A day on the job is worth a year of experience. It is important to learn how to make snap decisions in the face of uncertainty. Only experience can teach you to make better decisions. It is important to listen to what you know and what your instincts tell you. They suggest that you trust your gut, and chose your investments on those feelings. Then see those ideas and investments through to the end. It is a good idea to have many side projects that can be running at any one time to learn from. It is critical to do something you can feel passionate about, and are willing to invest the time in to get things done, expect long hours. Remember it is not about being a entrepreneur but about the end product and what you deliver to users that really matters.
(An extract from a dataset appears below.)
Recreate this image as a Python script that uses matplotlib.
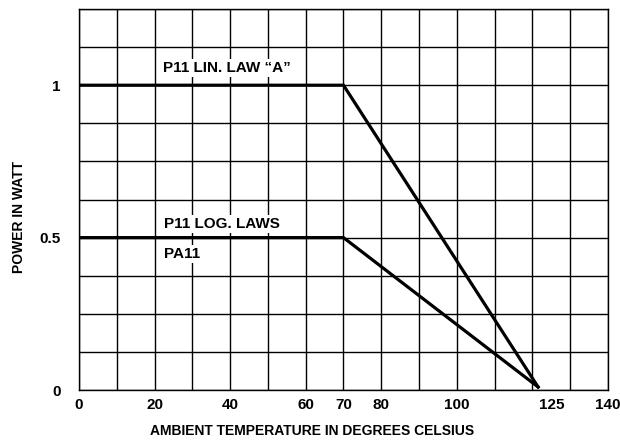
import numpy as np
import matplotlib
matplotlib.use('Agg')
import matplotlib.pyplot as plt

plt.rcParams['font.family'] = ['Liberation Sans', 'DejaVu Sans']
plt.rcParams['font.weight'] = 'bold'

# derating curves (temperature in C, power in W)
lin_temp = [0, 70, 121.5]
lin_power = [1.0, 1.0, 0.01]
log_temp = [0, 70, 121.5]
log_power = [0.5, 0.5, 0.01]

x_ticks = [0, 20, 40, 60, 70, 80, 100, 125, 140]
y_ticks = [0, 0.5, 1]
y_tick_labels = ['0', '0.5', '1']

fig = plt.figure(figsize=(6.2, 4.4), dpi=100)
ax = fig.add_axes([0.1274, 0.1136, 0.8532, 0.8659])

ax.set_xlim(0, 140)
ax.set_ylim(0, 1.25)
ax.set_xticks(x_ticks)
ax.set_xticks(np.arange(0, 141, 10), minor=True)
ax.set_yticks(y_ticks)
ax.set_yticklabels(y_tick_labels)
ax.set_yticks(np.arange(0, 1.26, 0.125), minor=True)
ax.xaxis.remove_overlapping_locs = False
ax.yaxis.remove_overlapping_locs = False
ax.grid(which='minor', color='black', linewidth=1.0)
ax.tick_params(which='both', length=0)
ax.tick_params(axis='x', pad=6, labelsize=11)
ax.tick_params(axis='y', pad=13, labelsize=11)
for s in ax.spines.values():
    s.set_linewidth(1.0)

ax.plot(lin_temp, lin_power, color='black', linewidth=2.3, solid_joinstyle='miter', zorder=3)
ax.plot(log_temp, log_power, color='black', linewidth=2.3, solid_joinstyle='miter', zorder=3)

box = dict(facecolor='white', edgecolor='none', pad=1.5)
ax.text(22.2, 1.056, 'P11 LIN. LAW \u201cA\u201d', fontsize=11, fontweight='bold',
        va='center', ha='left', bbox=box, zorder=4)
ax.text(22.6, 0.545, 'P11 LOG. LAWS', fontsize=11, fontweight='bold',
        va='center', ha='left', bbox=box, zorder=4)
ax.text(22.6, 0.446, 'PA11', fontsize=11, fontweight='bold',
        va='center', ha='left', bbox=box, zorder=4)

ax.set_xlabel('AMBIENT TEMPERATURE IN DEGREES CELSIUS', fontsize=10, fontweight='bold')
ax.xaxis.set_label_coords(0.44, -0.09)
ax.set_ylabel('POWER IN WATT', fontsize=10, fontweight='bold')
ax.yaxis.set_label_coords(-0.1, 0.455)

fig.savefig('out.png', dpi=100)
2. Startups only come from computer science students.
Neither of the Instagram founders were computer science students. They taught themselves enough to get initial prototypes built, and get things rolling. They believe that having the mindset of not knowing the answers but spending time finding those answers is important. Questions such as "what do we need to keep people using our product?" and thinking about scaling is critical in the initial phases of setting up. Networking socially is helpful in finding the right people that can help you. Try and find cofounders that compliment your skill sets. Generalists are great for startup companies, the ability to wear many hats helps.

3. Finding the problem is the hardest part.
Finding solutions is far easier once the problem is well defined. Instagram spent time writing down the top 5 problems people had with mobile photos. Such as, bad quality pictures, uploading and sharing. Then they looked to see how they might solve those issues. Solving problems people actually have is far easier to work on than making up something from nothing. They set about addressing something as trivial as uploading by reducing the image size, and starting the upload while someone writes the caption. They set about delighting people with their application by making it seem easy and seamless. You should verify you are solving the problem people have, and the only real way to do that is get your product in people's hands for use and test your hypothesis. Many people wait to long to test and invest to much into unknowns. Don't be put off by having simple solutions to simple problems. You don't always need to solve huge problems, and sometimes the small problems at scale are hard enough and worth solving.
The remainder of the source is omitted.